Морс взглянул на врученную ему карту юрода и повернулся, собираясь выйти.

– Весьма вам благодарен. Будем надеяться, что старушке все-таки удастся выбраться сюда в этот сезон попозже, – добавил он, считая необходимым выразить сочувствие по поводу ее неудачи.

– Боюсь, что не удастся.

– Не удастся?

– Она умерла.

– Ох!

– Очень печально.

– Тем не менее она, наверно, набрала неплохое количество очков?

– Я бы не назвал сорок один год неплохим количеством очков. А вы?

– Пожалуй, нет.

– Болезнь Ходкина[4]. Вы знаете, к чему она приводит.

– Да, – солгал главный инспектор, отступая к выходу в несколько угнетенном состоянии. – Пойду достану свой багаж. Нам не нужны неприятности от полиции. Они временами ведут себя по-всякому.

– Может быть, у вас и по-всякому, а здесь всегда к нам справедливы.

– Я не хотел сказать...

– Обедать вы будете у нас, сэр?

– Да, пожалуйста. Думаю, что это было бы кстати.

* * *

Через несколько минут после того, как Морс медленно вывел свой коричневый «ягуар» на Лоувер-роуд, женщина (которая, без сомнения, выглядела не старше, чем дама, ранее забронировавшая в этом году номер 27) вошла в отель «Залив», с минуту постояла у регистрационной стойки, затем нажала на кнопку вызова.

Она только что пришла с прогулки по западной части набережной и по берегу бухты Кобб – прошлась по громадному гранитному барьеру, который словно руками охватывает бухту с двух сторон и защищает берег, принимая на себя непрекращающиеся удары моря. Прогулка не оказалась радостной. С юга задул предвечерний бриз, небо затянуло облаками, а те немногие, кто сейчас прогуливался перед фасадом отеля, спешно надевали плащи, спасаясь от начинавшего периодически моросить дождя.

– Мне не звонили? – спросила она возникшего за стойкой владельца отеля.

– Нет, миссис Хардиндж. Звонков больше не было.

– Хорошо. – Сказано это было таким тоном, по которому можно было догадаться, что хорошего-то как раз ничего нет. Владелец с интересом подумал, не имел ли звонок, принятый им после полудня, гораздо большее значение, чем показалось сначала. Хотя, скорее всего, нет, поскольку напряженность женщины, кажется, уже пропала, и она улыбнулась. Весьма, кстати, привлекательная улыбка.

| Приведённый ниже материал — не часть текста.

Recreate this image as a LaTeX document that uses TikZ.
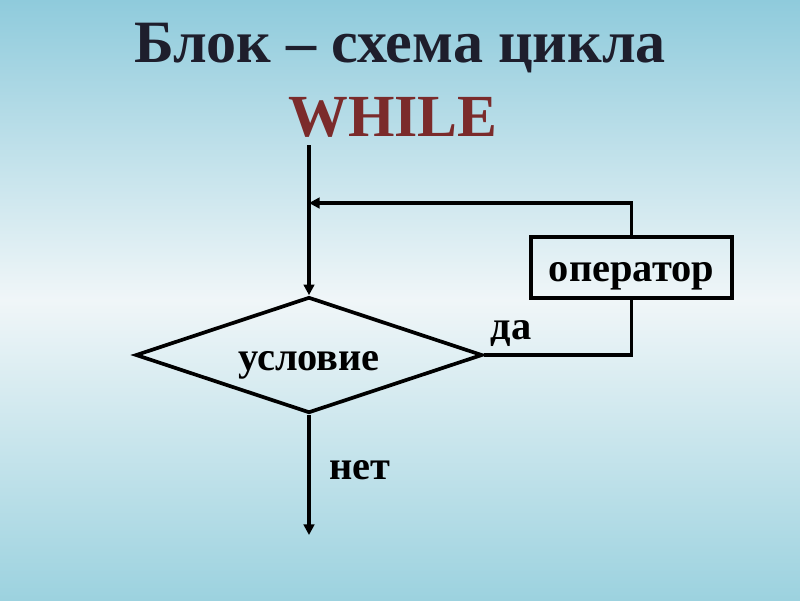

Решетка, отгораживающая напитки, размещенные позади регистрационной стойки, уже была снята, и какие-то две пары в баре вовсю наслаждались сухим шерри; рядом с ними старая дева возилась с таксой, попавшей в подходящую категорию: "По усмотрению администрации маленькие собачки могут быть допущены к проживанию, 2,5 фунта стерлингов per diem[5], питание оплачивается отдельно".

– Кажется, я с удовольствием выпью большой мальт[6].

– С содовой?

– С обычной водой, пожалуйста.

– Занести на общий счет, миссис Хардиндж?

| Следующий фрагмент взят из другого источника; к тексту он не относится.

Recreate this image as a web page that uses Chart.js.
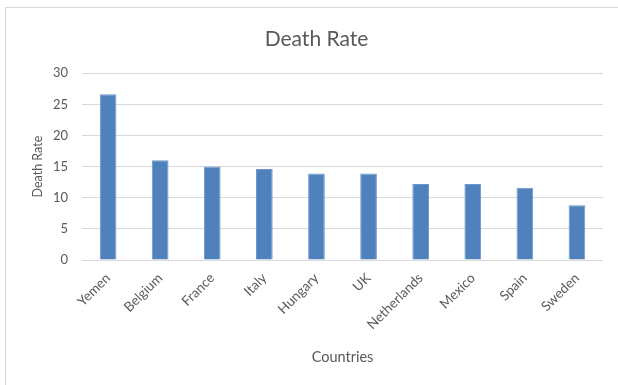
<!DOCTYPE html>
<html>
<head>
<meta charset="utf-8">
<script src="https://cdn.jsdelivr.net/npm/chart.js@4.4.1/dist/chart.umd.min.js"></script>
<style>
  html, body { margin: 0; padding: 0; background: #fff; }
  #frame {
    position: absolute; left: 5px; top: 7px;
    width: 620px; height: 390px;
    border: 1px solid #d9d9d9; box-sizing: border-box;
  }
  #wrap { position: absolute; left: 0; top: 0; width: 618px; height: 385px; }
</style>
</head>
<body>
<div id="frame"></div>
<div id="wrap"><canvas id="myChart"></canvas></div>
<script>
const countries = ['Yemen', 'Belgium', 'France', 'Italy', 'Hungary', 'UK', 'Netherlands', 'Mexico', 'Spain', 'Sweden'];
const deathRate = [26.6, 16.0, 15.0, 14.6, 13.9, 13.9, 12.2, 12.2, 11.6, 8.8];
const yTicks = [0, 5, 10, 15, 20, 25, 30];

const textGray = '#595959';
const fontFamily = 'Lato, "Open Sans", sans-serif';

const config = {
    type: 'bar',
    data: {
        labels: countries,
        datasets: [
            {
                data: deathRate,
                label: 'Death Rate',
                backgroundColor: '#4f81bd',
                borderColor: '#6d97c9',
                borderWidth: 1,
                barPercentage: 0.64,
                categoryPercentage: 0.5,
            },
        ],
    },
    options: {
        responsive: true,
        maintainAspectRatio: false,
        animation: false,
        layout: { padding: { left: 30, right: 15, top: 27, bottom: 19 } },
        plugins: {
            legend: { display: false },
            tooltip: { enabled: false },
            title: {
                display: true,
                text: 'Death Rate',
                color: textGray,
                font: { family: fontFamily, size: 21, weight: 'normal' },
                padding: { top: 0, bottom: 21 },
            },
        },
        scales: {
            x: {
                // keep the rotated labels from pushing the plot inward
                afterFit: (scale) => {
                    scale.paddingLeft = 0;
                    scale.paddingRight = 0;
                    scale.height = 106;
                },
                grid: { display: false },
                border: { display: false },
                ticks: {
                    color: textGray,
                    font: { family: fontFamily, size: 13.5 },
                    minRotation: 45,
                    maxRotation: 45,
                    padding: 2,
                },
                title: {
                    display: true,
                    text: 'Countries',
                    color: textGray,
                    font: { family: fontFamily, size: 14.5 },
                    padding: { top: 0, bottom: 0 },
                },
            },
            y: {
                min: 0,
                max: 30,
                afterBuildTicks: (axis) => { axis.ticks = yTicks.map(v => ({ value: v })); },
                afterFit: (scale) => { scale.width = 52; },
                grid: { color: '#d9d9d9', drawTicks: false },
                border: { display: false },
                ticks: {
                    color: textGray,
                    font: { family: fontFamily, size: 13 },
                    padding: 14,
                },
                title: {
                    display: true,
                    text: 'Death Rate',
                    color: textGray,
                    font: { family: fontFamily, size: 12.5 },
                    padding: { top: 0, bottom: 0 },
                },
            },
        },
    },
};

new Chart(document.getElementById('myChart').getContext('2d'), config);
</script>
</body>
</html>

– Пожалуйста, номер четырнадцать.

Она присела на зеленый кожаный диван рядом с главным входом. Виски было хорошим, и она сказала себе: "Как бы ни были сильны аргументы сторонников полной трезвости, немногие могут оспорить тот факт, что после алкоголя мир почти неизбежно становится более добрым и приветливым местом".

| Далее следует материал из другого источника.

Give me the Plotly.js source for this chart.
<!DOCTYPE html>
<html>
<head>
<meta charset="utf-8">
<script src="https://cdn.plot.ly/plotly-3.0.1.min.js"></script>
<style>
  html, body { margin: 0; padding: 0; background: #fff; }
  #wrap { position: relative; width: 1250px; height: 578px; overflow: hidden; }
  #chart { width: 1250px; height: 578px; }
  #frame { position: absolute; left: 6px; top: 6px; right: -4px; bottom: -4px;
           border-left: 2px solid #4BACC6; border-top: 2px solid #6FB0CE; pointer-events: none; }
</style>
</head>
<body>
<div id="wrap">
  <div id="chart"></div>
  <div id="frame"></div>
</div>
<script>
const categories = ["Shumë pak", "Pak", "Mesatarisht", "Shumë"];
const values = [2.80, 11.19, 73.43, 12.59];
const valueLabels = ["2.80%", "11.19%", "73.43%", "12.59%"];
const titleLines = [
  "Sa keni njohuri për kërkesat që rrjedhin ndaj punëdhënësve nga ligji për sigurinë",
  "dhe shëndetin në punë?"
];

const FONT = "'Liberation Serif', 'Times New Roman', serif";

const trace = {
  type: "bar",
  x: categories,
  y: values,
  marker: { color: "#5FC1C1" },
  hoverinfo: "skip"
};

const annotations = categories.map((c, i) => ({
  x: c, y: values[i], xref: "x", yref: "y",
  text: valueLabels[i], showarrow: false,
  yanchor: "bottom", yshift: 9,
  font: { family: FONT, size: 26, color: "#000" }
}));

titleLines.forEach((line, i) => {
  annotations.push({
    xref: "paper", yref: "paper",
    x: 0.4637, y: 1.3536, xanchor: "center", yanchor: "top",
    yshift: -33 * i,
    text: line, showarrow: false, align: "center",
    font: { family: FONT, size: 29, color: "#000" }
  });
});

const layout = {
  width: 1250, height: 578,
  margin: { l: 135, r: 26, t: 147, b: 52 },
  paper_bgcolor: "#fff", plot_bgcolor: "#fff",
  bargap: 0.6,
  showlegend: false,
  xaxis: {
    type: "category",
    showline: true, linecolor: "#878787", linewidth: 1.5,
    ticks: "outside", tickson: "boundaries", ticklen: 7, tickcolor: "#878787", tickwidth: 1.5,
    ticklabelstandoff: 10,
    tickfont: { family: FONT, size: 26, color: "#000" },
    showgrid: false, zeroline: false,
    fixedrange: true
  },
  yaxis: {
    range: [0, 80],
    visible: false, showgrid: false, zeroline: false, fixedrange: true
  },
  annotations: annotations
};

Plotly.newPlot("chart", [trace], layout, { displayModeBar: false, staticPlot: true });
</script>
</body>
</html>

На кофейном столике рядом лежала "Таймс". Она взяла газету, бегло просмотрела заголовки и обратилась к последней странице: сложила газету по горизонтали, затем по вертикали и приступила к работе.

Кроссворд оказался довольно простым. Приблизительно через двадцать минут немалое искусство кроссвордиста позволило ей справиться с ним: осталась только пара слов – одно из них было связано с мучительно знакомой цитатой из Сэмюэла Тейлора Колриджа Она все еще хмурила брови, раздумывая над ней, когда maitresse d'hotel прервала ее раздумья, вручив вечернее меню, и осведомилась, будет ли она ужинать сейчас.